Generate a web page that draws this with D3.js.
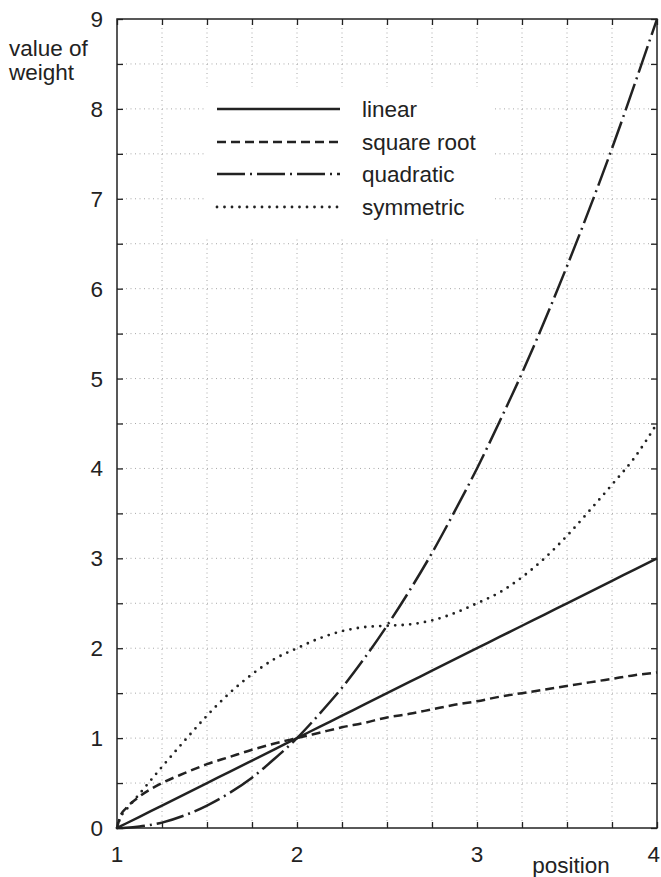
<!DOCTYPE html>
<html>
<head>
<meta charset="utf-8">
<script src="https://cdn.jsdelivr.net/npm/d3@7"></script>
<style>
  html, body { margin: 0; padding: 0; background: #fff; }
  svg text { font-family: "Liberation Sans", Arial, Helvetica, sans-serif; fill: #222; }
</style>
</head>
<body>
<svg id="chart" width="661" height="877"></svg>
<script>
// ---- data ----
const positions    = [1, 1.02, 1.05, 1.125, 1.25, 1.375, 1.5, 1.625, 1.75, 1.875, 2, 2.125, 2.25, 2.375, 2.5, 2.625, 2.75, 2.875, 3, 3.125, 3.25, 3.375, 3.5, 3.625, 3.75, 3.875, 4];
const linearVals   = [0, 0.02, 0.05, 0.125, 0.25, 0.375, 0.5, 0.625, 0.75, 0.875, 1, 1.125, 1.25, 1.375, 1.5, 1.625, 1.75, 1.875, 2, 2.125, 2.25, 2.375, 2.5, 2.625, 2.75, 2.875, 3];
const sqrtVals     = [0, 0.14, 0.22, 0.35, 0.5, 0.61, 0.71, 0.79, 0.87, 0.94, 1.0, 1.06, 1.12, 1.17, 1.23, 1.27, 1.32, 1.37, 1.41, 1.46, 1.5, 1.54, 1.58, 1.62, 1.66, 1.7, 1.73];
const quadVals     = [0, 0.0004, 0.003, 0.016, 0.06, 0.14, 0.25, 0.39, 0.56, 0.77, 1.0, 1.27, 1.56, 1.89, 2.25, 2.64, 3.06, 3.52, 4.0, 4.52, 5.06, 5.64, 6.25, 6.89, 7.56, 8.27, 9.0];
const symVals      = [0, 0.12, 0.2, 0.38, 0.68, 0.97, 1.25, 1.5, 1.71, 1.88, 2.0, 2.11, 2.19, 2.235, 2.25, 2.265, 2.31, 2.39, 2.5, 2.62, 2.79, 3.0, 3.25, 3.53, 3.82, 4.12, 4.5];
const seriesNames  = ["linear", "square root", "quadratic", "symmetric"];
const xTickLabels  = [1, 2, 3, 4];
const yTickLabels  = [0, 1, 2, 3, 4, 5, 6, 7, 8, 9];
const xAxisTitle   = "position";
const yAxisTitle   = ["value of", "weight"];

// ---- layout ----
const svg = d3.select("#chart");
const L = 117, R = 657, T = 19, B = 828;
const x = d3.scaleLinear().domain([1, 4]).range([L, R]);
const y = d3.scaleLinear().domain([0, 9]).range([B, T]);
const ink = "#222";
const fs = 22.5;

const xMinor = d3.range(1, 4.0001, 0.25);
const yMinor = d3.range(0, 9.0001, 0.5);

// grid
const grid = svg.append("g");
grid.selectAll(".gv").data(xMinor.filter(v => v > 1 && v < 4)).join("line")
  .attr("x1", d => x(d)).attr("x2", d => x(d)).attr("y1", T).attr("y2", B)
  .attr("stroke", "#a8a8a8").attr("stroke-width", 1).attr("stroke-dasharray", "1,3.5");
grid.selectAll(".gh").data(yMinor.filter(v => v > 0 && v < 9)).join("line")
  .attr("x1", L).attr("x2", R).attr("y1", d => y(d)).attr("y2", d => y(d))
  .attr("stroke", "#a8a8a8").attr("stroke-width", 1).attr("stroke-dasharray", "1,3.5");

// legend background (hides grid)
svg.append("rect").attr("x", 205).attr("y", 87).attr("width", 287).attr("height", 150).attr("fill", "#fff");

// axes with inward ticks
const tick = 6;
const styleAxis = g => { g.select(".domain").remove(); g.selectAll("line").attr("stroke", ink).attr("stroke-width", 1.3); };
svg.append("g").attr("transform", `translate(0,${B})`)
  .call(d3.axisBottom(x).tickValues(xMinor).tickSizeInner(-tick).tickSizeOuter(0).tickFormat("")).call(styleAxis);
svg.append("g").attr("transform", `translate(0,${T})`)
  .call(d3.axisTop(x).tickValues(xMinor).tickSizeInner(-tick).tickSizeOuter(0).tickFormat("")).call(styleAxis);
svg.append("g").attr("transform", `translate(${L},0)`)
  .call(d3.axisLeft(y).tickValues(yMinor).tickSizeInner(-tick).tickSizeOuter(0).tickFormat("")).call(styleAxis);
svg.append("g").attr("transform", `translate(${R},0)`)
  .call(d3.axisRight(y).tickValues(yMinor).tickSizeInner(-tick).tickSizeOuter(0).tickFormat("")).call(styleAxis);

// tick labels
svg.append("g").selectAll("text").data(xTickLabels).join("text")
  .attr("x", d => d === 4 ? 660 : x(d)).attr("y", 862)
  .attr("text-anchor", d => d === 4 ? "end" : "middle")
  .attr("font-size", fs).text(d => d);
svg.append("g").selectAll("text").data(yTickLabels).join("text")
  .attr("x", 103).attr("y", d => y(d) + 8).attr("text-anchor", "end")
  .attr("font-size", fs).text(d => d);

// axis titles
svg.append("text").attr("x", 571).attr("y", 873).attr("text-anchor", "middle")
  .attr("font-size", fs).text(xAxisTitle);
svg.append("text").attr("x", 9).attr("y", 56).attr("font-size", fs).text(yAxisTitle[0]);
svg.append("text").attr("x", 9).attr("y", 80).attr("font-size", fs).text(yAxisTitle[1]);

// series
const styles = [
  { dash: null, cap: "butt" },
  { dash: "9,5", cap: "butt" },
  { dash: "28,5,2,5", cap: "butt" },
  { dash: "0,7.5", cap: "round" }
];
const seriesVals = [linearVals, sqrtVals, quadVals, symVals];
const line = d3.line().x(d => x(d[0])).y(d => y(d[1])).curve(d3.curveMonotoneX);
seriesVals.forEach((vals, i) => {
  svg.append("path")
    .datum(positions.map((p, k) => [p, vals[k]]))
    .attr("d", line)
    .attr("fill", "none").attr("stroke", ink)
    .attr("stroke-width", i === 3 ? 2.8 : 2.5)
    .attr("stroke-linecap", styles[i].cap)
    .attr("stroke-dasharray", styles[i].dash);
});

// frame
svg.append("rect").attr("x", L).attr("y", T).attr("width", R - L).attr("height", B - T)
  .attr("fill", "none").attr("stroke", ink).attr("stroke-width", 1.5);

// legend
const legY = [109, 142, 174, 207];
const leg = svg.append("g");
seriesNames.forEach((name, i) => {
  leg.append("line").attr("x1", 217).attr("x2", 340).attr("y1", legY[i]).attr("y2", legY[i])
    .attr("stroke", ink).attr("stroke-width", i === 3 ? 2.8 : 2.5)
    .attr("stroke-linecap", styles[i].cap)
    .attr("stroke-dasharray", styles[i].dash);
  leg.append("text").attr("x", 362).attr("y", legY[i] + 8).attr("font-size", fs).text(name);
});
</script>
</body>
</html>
==
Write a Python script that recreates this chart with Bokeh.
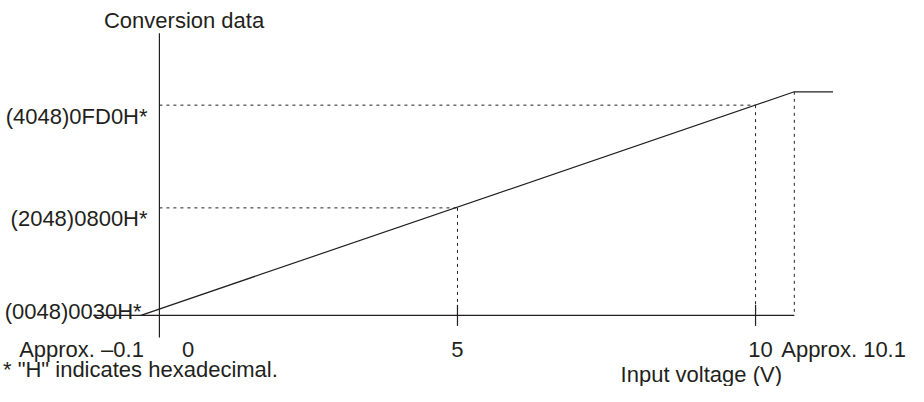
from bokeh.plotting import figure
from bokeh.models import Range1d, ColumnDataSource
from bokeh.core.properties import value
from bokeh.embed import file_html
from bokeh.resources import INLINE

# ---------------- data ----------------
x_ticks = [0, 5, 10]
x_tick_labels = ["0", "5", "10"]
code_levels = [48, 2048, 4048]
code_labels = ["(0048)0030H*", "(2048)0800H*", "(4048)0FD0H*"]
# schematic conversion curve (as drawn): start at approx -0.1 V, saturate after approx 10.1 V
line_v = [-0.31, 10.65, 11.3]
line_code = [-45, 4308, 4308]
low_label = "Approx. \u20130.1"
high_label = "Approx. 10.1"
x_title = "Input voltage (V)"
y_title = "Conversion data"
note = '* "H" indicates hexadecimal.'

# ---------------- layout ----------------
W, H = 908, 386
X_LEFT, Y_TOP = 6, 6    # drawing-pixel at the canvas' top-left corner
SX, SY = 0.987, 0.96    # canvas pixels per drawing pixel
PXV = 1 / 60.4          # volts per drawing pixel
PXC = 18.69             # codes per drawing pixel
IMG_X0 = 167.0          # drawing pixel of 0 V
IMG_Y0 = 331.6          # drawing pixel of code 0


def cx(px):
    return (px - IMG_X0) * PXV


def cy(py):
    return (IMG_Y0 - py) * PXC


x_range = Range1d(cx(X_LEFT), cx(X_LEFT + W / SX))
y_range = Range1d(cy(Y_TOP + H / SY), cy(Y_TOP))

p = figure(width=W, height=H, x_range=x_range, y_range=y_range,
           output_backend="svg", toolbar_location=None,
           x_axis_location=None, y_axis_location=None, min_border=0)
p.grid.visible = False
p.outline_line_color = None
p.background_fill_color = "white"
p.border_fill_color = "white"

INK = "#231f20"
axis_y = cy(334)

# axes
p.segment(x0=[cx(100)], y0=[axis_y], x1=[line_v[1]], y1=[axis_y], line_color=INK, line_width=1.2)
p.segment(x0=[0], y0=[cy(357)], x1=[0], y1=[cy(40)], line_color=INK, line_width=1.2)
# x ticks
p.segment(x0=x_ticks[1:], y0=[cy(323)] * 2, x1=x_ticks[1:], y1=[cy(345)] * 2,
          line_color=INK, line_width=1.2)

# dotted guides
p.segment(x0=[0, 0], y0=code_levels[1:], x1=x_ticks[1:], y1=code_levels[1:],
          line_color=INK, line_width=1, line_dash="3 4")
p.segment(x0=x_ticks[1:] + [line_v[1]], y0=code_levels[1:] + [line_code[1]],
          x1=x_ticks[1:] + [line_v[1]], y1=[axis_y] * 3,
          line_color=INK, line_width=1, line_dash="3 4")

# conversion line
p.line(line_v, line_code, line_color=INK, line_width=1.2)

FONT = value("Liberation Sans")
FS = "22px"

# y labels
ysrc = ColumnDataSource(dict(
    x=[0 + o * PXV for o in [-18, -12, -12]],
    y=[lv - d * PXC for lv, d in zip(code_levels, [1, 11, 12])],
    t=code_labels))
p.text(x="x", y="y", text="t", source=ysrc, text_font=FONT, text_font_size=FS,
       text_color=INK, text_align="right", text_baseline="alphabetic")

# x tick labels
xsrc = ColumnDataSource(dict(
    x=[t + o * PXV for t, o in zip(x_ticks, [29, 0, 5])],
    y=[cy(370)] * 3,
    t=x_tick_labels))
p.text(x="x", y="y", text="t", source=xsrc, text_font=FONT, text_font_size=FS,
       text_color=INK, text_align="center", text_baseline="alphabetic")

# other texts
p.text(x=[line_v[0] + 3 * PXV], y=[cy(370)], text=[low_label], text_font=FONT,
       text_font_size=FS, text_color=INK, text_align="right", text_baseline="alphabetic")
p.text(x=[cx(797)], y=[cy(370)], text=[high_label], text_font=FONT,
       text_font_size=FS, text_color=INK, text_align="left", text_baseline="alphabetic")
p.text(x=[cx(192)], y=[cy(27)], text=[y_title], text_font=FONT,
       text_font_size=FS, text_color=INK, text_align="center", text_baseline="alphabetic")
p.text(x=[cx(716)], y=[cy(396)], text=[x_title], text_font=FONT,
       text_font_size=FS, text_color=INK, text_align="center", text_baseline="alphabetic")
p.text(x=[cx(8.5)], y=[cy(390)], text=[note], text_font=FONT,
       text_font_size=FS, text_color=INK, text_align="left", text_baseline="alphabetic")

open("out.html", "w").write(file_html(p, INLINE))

*TASK DIRECTIONS*: Leave the pictures out and copy exactly the lines from the one with "Generate a web" through the one with "const yMinor = d3.range(0, 9.0001, 0.5);", nothing more.

*WRITTEN ANSWER*:
Generate a web page that draws this with D3.js.
<!DOCTYPE html>
<html>
<head>
<meta charset="utf-8">
<script src="https://cdn.jsdelivr.net/npm/d3@7"></script>
<style>
  html, body { margin: 0; padding: 0; background: #fff; }
  svg text { font-family: "Liberation Sans", Arial, Helvetica, sans-serif; fill: #222; }
</style>
</head>
<body>
<svg id="chart" width="661" height="877"></svg>
<script>
// ---- data ----
const positions    = [1, 1.02, 1.05, 1.125, 1.25, 1.375, 1.5, 1.625, 1.75, 1.875, 2, 2.125, 2.25, 2.375, 2.5, 2.625, 2.75, 2.875, 3, 3.125, 3.25, 3.375, 3.5, 3.625, 3.75, 3.875, 4];
const linearVals   = [0, 0.02, 0.05, 0.125, 0.25, 0.375, 0.5, 0.625, 0.75, 0.875, 1, 1.125, 1.25, 1.375, 1.5, 1.625, 1.75, 1.875, 2, 2.125, 2.25, 2.375, 2.5, 2.625, 2.75, 2.875, 3];
const sqrtVals     = [0, 0.14, 0.22, 0.35, 0.5, 0.61, 0.71, 0.79, 0.87, 0.94, 1.0, 1.06, 1.12, 1.17, 1.23, 1.27, 1.32, 1.37, 1.41, 1.46, 1.5, 1.54, 1.58, 1.62, 1.66, 1.7, 1.73];
const quadVals     = [0, 0.0004, 0.003, 0.016, 0.06, 0.14, 0.25, 0.39, 0.56, 0.77, 1.0, 1.27, 1.56, 1.89, 2.25, 2.64, 3.06, 3.52, 4.0, 4.52, 5.06, 5.64, 6.25, 6.89, 7.56, 8.27, 9.0];
const symVals      = [0, 0.12, 0.2, 0.38, 0.68, 0.97, 1.25, 1.5, 1.71, 1.88, 2.0, 2.11, 2.19, 2.235, 2.25, 2.265, 2.31, 2.39, 2.5, 2.62, 2.79, 3.0, 3.25, 3.53, 3.82, 4.12, 4.5];
const seriesNames  = ["linear", "square root", "quadratic", "symmetric"];
const xTickLabels  = [1, 2, 3, 4];
const yTickLabels  = [0, 1, 2, 3, 4, 5, 6, 7, 8, 9];
const xAxisTitle   = "position";
const yAxisTitle   = ["value of", "weight"];

// ---- layout ----
const svg = d3.select("#chart");
const L = 117, R = 657, T = 19, B = 828;
const x = d3.scaleLinear().domain([1, 4]).range([L, R]);
const y = d3.scaleLinear().domain([0, 9]).range([B, T]);
const ink = "#222";
const fs = 22.5;

const xMinor = d3.range(1, 4.0001, 0.25);
const yMinor = d3.range(0, 9.0001, 0.5);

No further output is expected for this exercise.